Taking on the entertainment giants

Not many businesses take on entertainment giants such as Hasbro and win, fewer still have their head office in Australia and flirt with bankruptcy. But Imagination Entertainment is the exception to the rule.



The business, started by Shane Yeend and Kevin McLean, was founded back in 1984 with start-up costs under $100,000.


Based in Adelaide, the company initially produced videos before moving into the world of games, distributing the wildly popular Battle of the Sexes game that briefly outsold Monopoly in Australia.


The business withstood a market collapse in 2001, with the firm having just 21 days worth of money left. It was then that Yeend and McLean moved into the world of DVD games, sparking success at home and abroad, with Imagination Entertainment beating Hasbro to a worldwide Disney licence for their games.
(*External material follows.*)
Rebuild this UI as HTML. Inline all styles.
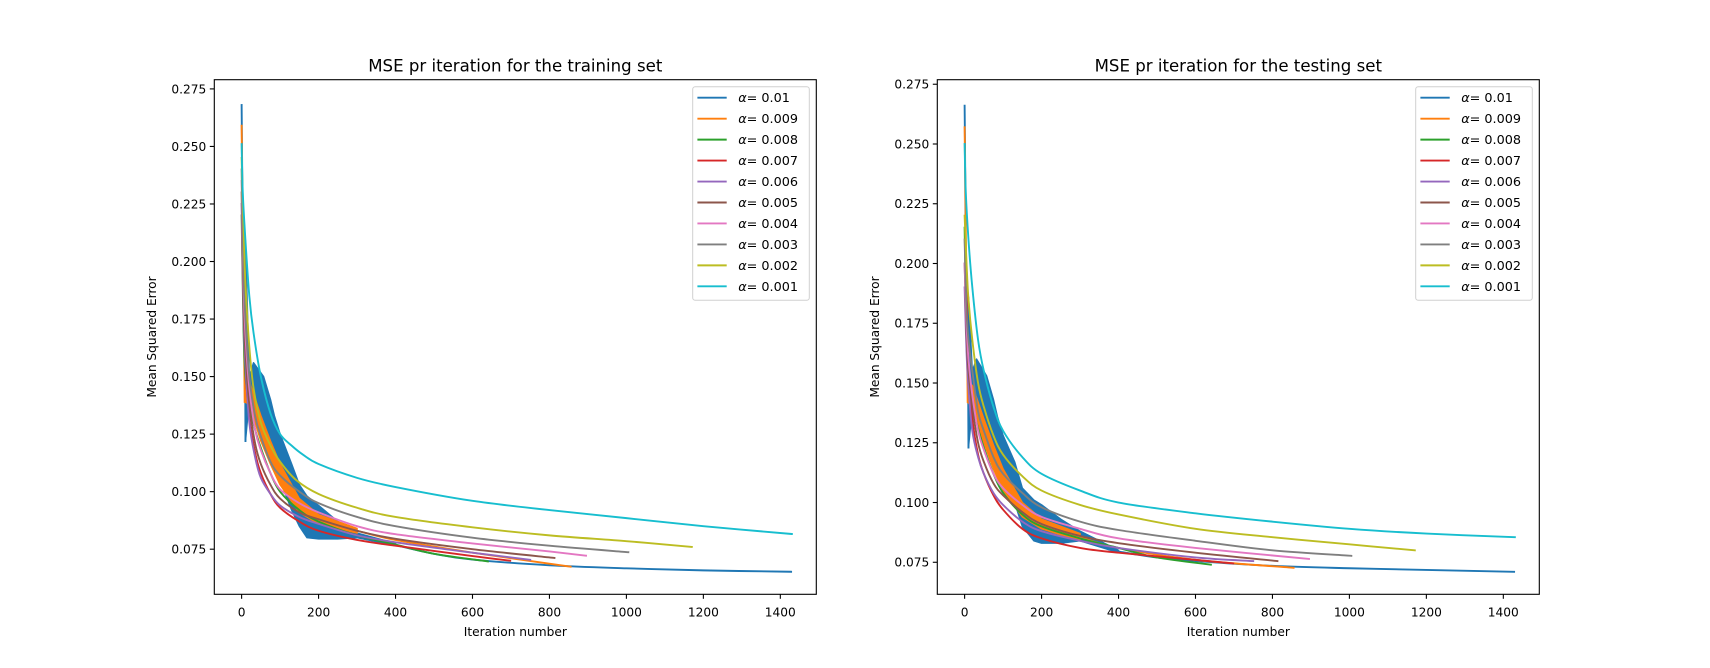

The business is now a global player in the games market but the wildly fluctuating fortunes of the business in getting to this point leaves Yeend in reflective mood.


“Challenges faced included geographical position, launching and continuing to run a global entertainment company from a head office in Australia, and competing with no cash in the bank against global games giants that have been in business for 100 years (with significant marketing budgets and control of the retail shelves),” he says.


Other challenges included “often having orders worth millions and no way to fund them. Cash-flow has been one of the major issues every year.”


“It’s been a David and Goliath struggle with a great deal of blood, sweat and tears. The dotcom crash was the single biggest hurdle for Imagination, but also the milestone that inspired me to build a world class, award-winning organisation. Imagination was close to losing everything; after all, 90% of companies in the sector did. With only 21 days of cash in the bank, I looked closely at Imagination’s key strengths and identified new challenges, namely the innovation to launch DVD games.”


So what are the lessons for fellow entrepreneurs? “The need to be more determined and never let anyone tell you ‘no’ or ‘can’t’, but above all think smarter than the competitors,” he says.